In an effort to rank, in the order of importance, the ten major environmental issues facing the Great Lakes, the staff at the GLRC asked 28 stakeholders in the Great Lakes basin to rank the major issues affecting the Great Lakes. The Environment Report then sent out a team of reporters throughout the region to explore these issues in-depth. The result of their efforts will be broadcast on public radio stations beginning on October 10th, 2005. This series is made possible in part by the Joyce Foundation and the Healing Our Waters Campaign .

Invasive Species
1) Invasive species

Invasive species are organisms that are found in ecosystems from which they did not originate. Many of them often out-compete, eat, or otherwise harm other native organisms (see disappearing native species).

Nonpoint source pollution
2) Nonpoint source pollution

Nonpoint source pollution is created when water from rain or melting snow carries pollutants as runoff into waterways and groundwater. The pollution is usually a mix of chemicals, including those coming from agricultural and urban sources.

Shoreline development/Wetlands
3) Shoreline development/wetlands

Wetlands are often called the kidneys of the earth because they filter and extract pollutants from the water that passes through them. They also alleviate flooding and control erosion. Development of wetlands disrupts this whole system, and replacement wetlands don't work as well.

Shoreline development/Wetlands
4) Cargo ship channels

The Great Lakes are linked to the world's ports through a system of channels, locks and dams stretching from Duluth, MN to the Gulf of St. Lawrence, a 2,340 mile journey. The system is a big source of environmental damage in the Lakes.

Point source pollution
5) Point source pollution

Point source pollution comes directly from an identifiable source, like a wastewater discharge pipe from a factory. Much of the time, there are regulations on discharge that goes directly into lakes and rivers, but sometimes, harmful chemicals can still accumulate or are accidentally spilled.
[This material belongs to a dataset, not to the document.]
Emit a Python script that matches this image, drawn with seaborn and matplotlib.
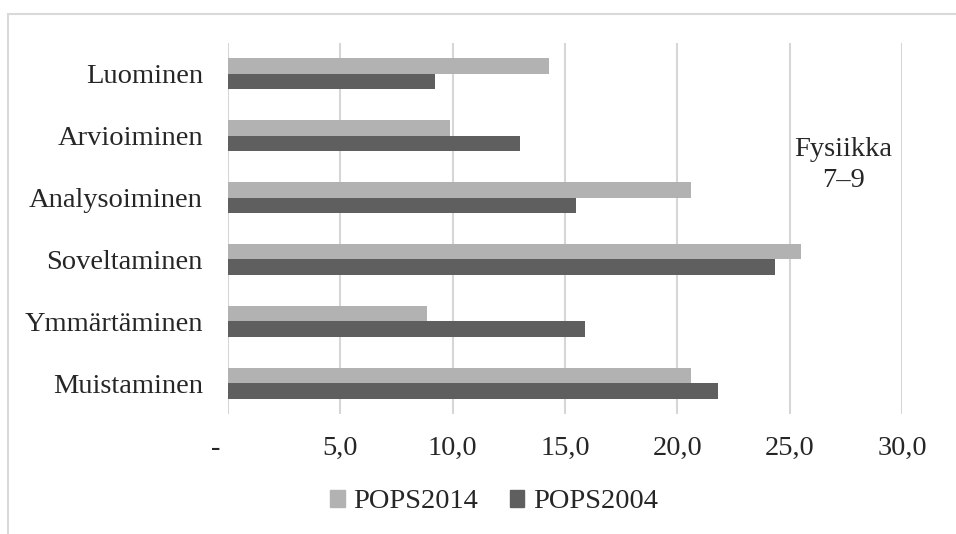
import numpy as np
import pandas as pd
import matplotlib
matplotlib.use("Agg")
import matplotlib.pyplot as plt
import matplotlib.transforms as mtransforms
from matplotlib.patches import Rectangle
import seaborn as sns

categories = ["Luominen", "Arvioiminen", "Analysoiminen", "Soveltaminen", "Ymmärtäminen", "Muistaminen"]
pops2014 = [14.3, 9.9, 20.6, 25.5, 8.85, 20.6]
pops2004 = [9.2, 13.0, 15.5, 24.35, 15.9, 21.8]
series = ["POPS2014", "POPS2004"]
colors = ["#B2B2B2", "#5F5F5F"]
tick_values = [0, 5, 10, 15, 20, 25, 30]
tick_labels = ["-", "5,0", "10,0", "15,0", "20,0", "25,0", "30,0"]

df = pd.DataFrame({
    "kategoria": categories * 2,
    "arvo": pops2014 + pops2004,
    "sarja": [series[0]] * len(categories) + [series[1]] * len(categories),
})

sns.set_style("white")
plt.rcParams["font.family"] = ["Liberation Serif", "DejaVu Serif"]
FS = 20.5

W, H = 956, 534
fig = plt.figure(figsize=(W / 100, H / 100), dpi=100)
ax = fig.add_axes([228 / W, 1 - 414 / H, (902 - 228) / W, (414 - 43) / H])

sns.barplot(data=df, y="kategoria", x="arvo", hue="sarja", order=categories,
            hue_order=series, palette=colors, orient="h", width=0.5,
            linewidth=0, ax=ax, legend=False)

ax.set_xlim(0, 30)
ax.set_ylim(len(categories) - 0.5, -0.5)
ax.set_xticks(tick_values)
ax.set_xticklabels(tick_labels)
ax.xaxis.grid(True, color="#D6D6D6", linewidth=1.5)
ax.set_axisbelow(True)
for s in ax.spines.values():
    s.set_visible(False)
ax.tick_params(axis="x", length=0, pad=16, labelsize=FS)
ax.tick_params(axis="y", length=0, pad=18, labelsize=FS)
ax.set_xlabel("")
ax.set_ylabel("")

# nudge the "-" label left like in the original
lbl0 = ax.get_xticklabels()[0]
lbl0.set_transform(lbl0.get_transform() + mtransforms.ScaledTranslation(-0.12, 0, fig.dpi_scale_trans))

fig.text(843 / W, 1 - 165 / H, "Fysiikka\n7–9", ha="center", va="center",
         fontsize=FS, linespacing=1.35)

handles = [Rectangle((0, 0), 1, 1, color=c) for c in colors]
fig.legend(handles, series, loc="center", bbox_to_anchor=(494 / W, 1 - 502 / H),
           ncol=2, frameon=False, fontsize=FS, handlelength=0.52, handleheight=0.52,
           handletextpad=0.3, columnspacing=1.1)

# outer chart border (extends beyond the crop)
fig.patches.append(Rectangle((7.5 / W, -0.1), 1.2, 1 - 14 / H + 0.1, transform=fig.transFigure,
                             fill=False, edgecolor="#D9D9D9", linewidth=1.5))

fig.savefig("out.png", dpi=100)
Disappearing native species
6) Disappearing native species

Species that are indigenous to the region are disappearing due to habitat loss and competition from invasive species, causing biodiversity to decline. When biodiversity declines, the entire ecosystem can be thrown off balance causing disruptions that have yet to be fully understood.

Pollution hot spots
7) Pollution hot spots

In this day and age, just about everything has been touched by pollution. However, there are certain areas that have extraordinarily high concentrations of things like PCBs, and heavy metals. Such high concentrations of pollutants can cause problems for generations to come.

Air pollution deposition
8) Air pollution deposition

Air pollution deposition comes from various sources, including smokestacks, fires, pesticides, and automobile emissions. Chemicals and compounds that are sent into the air from these sources fall back down to earth directly or via precipitation.

Polluted beaches
9) Polluted beaches

Going to the beach is a popular pastime for many, but polluted beaches can affect both human and ecosystem health. Oftentimes, the pollution comes from wastewater drains when heavy rains overwhelm sewer systems and wastewater treatment plants.

Water withdrawals
10) Water withdrawals

The demand for fresh water is high, and the Great Lakes are a tempting and ready source. Many people and organizations outside the Great Lakes basin are seeking to make withdrawals from the Lakes, but some worry the ecosystem can't handle it.